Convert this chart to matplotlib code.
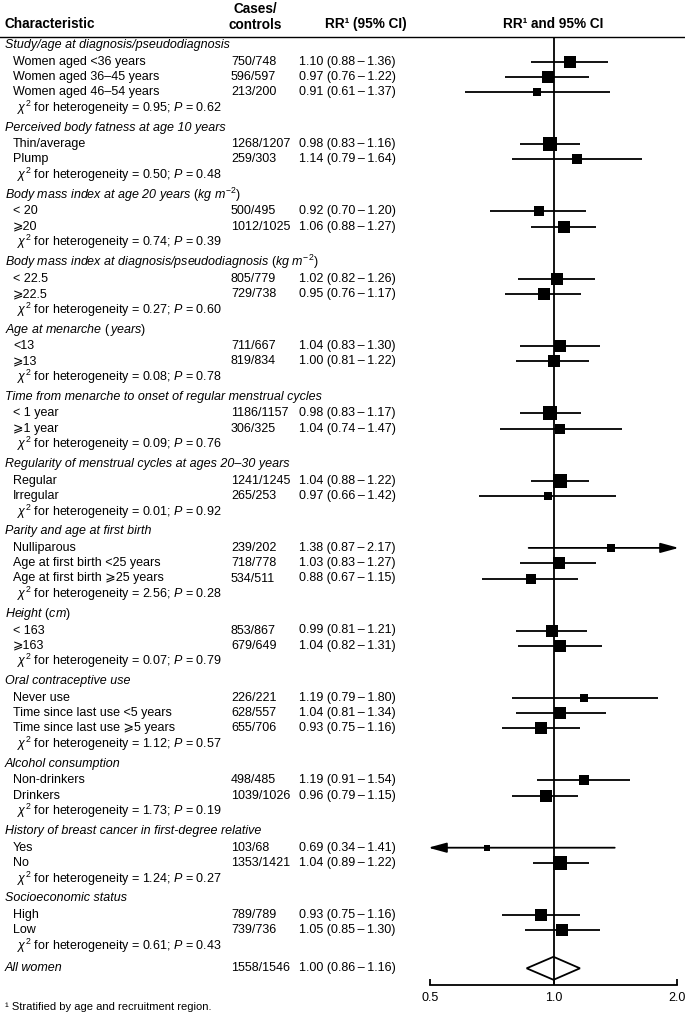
import matplotlib
matplotlib.use("Agg")
import matplotlib.pyplot as plt
import numpy as np

plt.rcParams["font.family"] = ["Liberation Sans", "DejaVu Sans"]
plt.rcParams["mathtext.fontset"] = "custom"
plt.rcParams["mathtext.rm"] = "Liberation Sans"
plt.rcParams["mathtext.it"] = "Liberation Sans:italic"
plt.rcParams["mathtext.bf"] = "Liberation Sans:bold"

# ---- data ----
group_titles = [
    "Study/age at diagnosis/pseudodiagnosis",
    "Perceived body fatness at age 10 years",
    r"Body mass index at age 20 years $(kg\ m^{-2})$",
    r"Body mass index at diagnosis/pseudodiagnosis $(kg\ m^{-2})$",
    r"Age at menarche $(\,years)$",
    "Time from menarche to onset of regular menstrual cycles",
    "Regularity of menstrual cycles at ages 20\u201330 years",
    "Parity and age at first birth",
    r"Height $(cm)$",
    "Oral contraceptive use",
    "Alcohol consumption",
    "History of breast cancer in first-degree relative",
    "Socioeconomic status",
]
item_labels = [
    ["Women aged <36 years", "Women aged 36\u201345 years", "Women aged 46\u201354 years"],
    ["Thin/average", "Plump"],
    ["< 20", "\u2a7e20"],
    ["< 22.5", "\u2a7e22.5"],
    ["<13", "\u2a7e13"],
    ["< 1 year", "\u2a7e1 year"],
    ["Regular", "Irregular"],
    ["Nulliparous", "Age at first birth <25 years", "Age at first birth \u2a7e25 years"],
    ["< 163", "\u2a7e163"],
    ["Never use", "Time since last use <5 years", "Time since last use \u2a7e5 years"],
    ["Non-drinkers", "Drinkers"],
    ["Yes", "No"],
    ["High", "Low"],
]
cases_controls = [
    ["750/748", "596/597", "213/200"],
    ["1268/1207", "259/303"],
    ["500/495", "1012/1025"],
    ["805/779", "729/738"],
    ["711/667", "819/834"],
    ["1186/1157", "306/325"],
    ["1241/1245", "265/253"],
    ["239/202", "718/778", "534/511"],
    ["853/867", "679/649"],
    ["226/221", "628/557", "655/706"],
    ["498/485", "1039/1026"],
    ["103/68", "1353/1421"],
    ["789/789", "739/736"],
]
rr = [
    [1.10, 0.97, 0.91], [0.98, 1.14], [0.92, 1.06], [1.02, 0.95], [1.04, 1.00],
    [0.98, 1.04], [1.04, 0.97], [1.38, 1.03, 0.88], [0.99, 1.04],
    [1.19, 1.04, 0.93], [1.19, 0.96], [0.69, 1.04], [0.93, 1.05],
]
ci_low = [
    [0.88, 0.76, 0.61], [0.83, 0.79], [0.70, 0.88], [0.82, 0.76], [0.83, 0.81],
    [0.83, 0.74], [0.88, 0.66], [0.87, 0.83, 0.67], [0.81, 0.82],
    [0.79, 0.81, 0.75], [0.91, 0.79], [0.34, 0.89], [0.75, 0.85],
]
ci_high = [
    [1.36, 1.22, 1.37], [1.16, 1.64], [1.20, 1.27], [1.26, 1.17], [1.30, 1.22],
    [1.17, 1.47], [1.22, 1.42], [2.17, 1.27, 1.15], [1.21, 1.31],
    [1.80, 1.34, 1.16], [1.54, 1.15], [1.41, 1.22], [1.16, 1.30],
]
chi2_het = [0.95, 0.50, 0.74, 0.27, 0.08, 0.09, 0.01, 2.56, 0.07, 1.12, 1.73, 1.24, 0.61]
p_het = [0.62, 0.48, 0.39, 0.60, 0.78, 0.76, 0.92, 0.28, 0.79, 0.57, 0.19, 0.27, 0.43]

overall_label = "All women"
overall_cases = "1558/1546"
overall_rr, overall_low, overall_high = 1.00, 0.86, 1.16

axis_ticks = [0.5, 1.0, 2.0]
axis_ticklabels = ["0.5", "1.0", "2.0"]

# ---- layout (pixel coordinates, y down) ----
W, H = 685, 1015
FS = 9
HFS = 9.8
X_HEAD, X_ITEM, X_CHI = 5, 13, 17
X_CASES, X_RR = 231, 299
PLOT_LEFT, PLOT_RIGHT, PLOT_TOP, PLOT_BOTTOM = 430, 677, 37, 985
RR_FMT = "{:.2f} ({:.2f}\u2009\u2013\u2009{:.2f})"

fig = plt.figure(figsize=(W / 100, H / 100), dpi=100)
ax = fig.add_axes([0, 0, 1, 1])
ax.set_xlim(0, W)
ax.set_ylim(H, 0)
ax.axis("off")

fax = fig.add_axes([PLOT_LEFT / W, (H - PLOT_BOTTOM) / H,
                    (PLOT_RIGHT - PLOT_LEFT) / W, (PLOT_BOTTOM - PLOT_TOP) / H])
fax.set_xscale("log")
xmin, xmax = axis_ticks[0], axis_ticks[-1]
fax.set_xlim(xmin, xmax)
fax.set_ylim(PLOT_BOTTOM, PLOT_TOP)
fax.patch.set_alpha(0)
for side in ["left", "right", "top"]:
    fax.spines[side].set_visible(False)
fax.spines["bottom"].set_linewidth(1.3)
fax.set_yticks([])
fax.xaxis.set_minor_locator(matplotlib.ticker.NullLocator())
fax.set_xticks(axis_ticks)
fax.set_xticklabels(axis_ticklabels, fontsize=FS)
fax.tick_params(axis="x", direction="in", length=4, width=1.3, pad=5)

# header
ax.text(X_HEAD, 24, "Characteristic", fontsize=HFS, fontweight="bold", va="center")
ax.text(255, 29, "Cases/\ncontrols", fontsize=HFS, fontweight="bold", ha="center",
        va="baseline", multialignment="center", linespacing=1.2)
ax.text(325, 24, "RR\u00b9 (95% CI)", fontsize=HFS, fontweight="bold", va="center")
ax.text(553, 24, "RR\u00b9 and 95% CI", fontsize=HFS, fontweight="bold", va="center",
        ha="center")
ax.axhline(PLOT_TOP, color="black", lw=1.0)

fax.axvline(1.0, color="black", lw=1.3, zorder=1)


def draw_row(y, label, cases, est, lo, hi):
    ax.text(X_ITEM, y, label, fontsize=FS, va="center")
    ax.text(X_CASES, y, cases, fontsize=FS, va="center")
    ax.text(X_RR, y, RR_FMT.format(est, lo, hi), fontsize=FS, va="center")
    # square size follows inverse-variance weight
    se = (np.log(hi) - np.log(lo)) / 3.92
    side_px = 3.97 / np.sqrt(se)
    lo_c, hi_c = max(lo, xmin), min(hi, xmax)
    arrow = dict(arrowstyle="-|>,head_length=1.1,head_width=0.3", color="black",
                 lw=1.3, shrinkA=0, shrinkB=0, mutation_scale=10)
    if lo < xmin:
        fax.annotate("", xy=(xmin * 0.99, y), xytext=(hi_c, y), arrowprops=arrow,
                     annotation_clip=False)
    elif hi > xmax:
        fax.annotate("", xy=(xmax * 1.01, y), xytext=(lo_c, y), arrowprops=arrow,
                     annotation_clip=False)
    else:
        fax.plot([lo, hi], [y, y], color="black", lw=1.3, solid_capstyle="butt", zorder=2)
    fax.plot([est], [y], marker="s", ms=side_px * 0.72, color="black", mew=0, zorder=3,
             clip_on=False)


y = 45.0
for g, title in enumerate(group_titles):
    if g > 0:
        y += 20.0
    ax.text(X_HEAD, y, title, fontsize=FS, style="italic", va="center")
    y += 16.5
    for i, label in enumerate(item_labels[g]):
        if i > 0:
            y += 15.3
        draw_row(y, label, cases_controls[g][i], rr[g][i], ci_low[g][i], ci_high[g][i])
    y += 15.5
    ax.text(X_CHI, y, r"$\chi^2$ for heterogeneity = {:.2f}; $P$ = {:.2f}".format(
        chi2_het[g], p_het[g]), fontsize=FS, va="center")

# overall
y += 22.5
ax.text(X_HEAD, y, overall_label, fontsize=FS, style="italic", va="center")
ax.text(X_CASES, y, overall_cases, fontsize=FS, va="center")
ax.text(X_RR, y, RR_FMT.format(overall_rr, overall_low, overall_high), fontsize=FS,
        va="center")
half_h = 11.5
fax.fill([overall_low, overall_rr, overall_high, overall_rr],
         [y, y - half_h, y, y + half_h], facecolor="none", edgecolor="black", lw=1.3,
         zorder=3, clip_on=False)

ax.text(X_HEAD, 1007, "\u00b9 Stratified by age and recruitment region.", fontsize=8,
        va="center")

fig.savefig("out.png", dpi=100)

────────────────────────────────────────

WHAT NEEDS TO BE DONE
Answer with a single number: the count of lines holding the word "matplotlib".

RESULT FOR THIS EXERCISE
5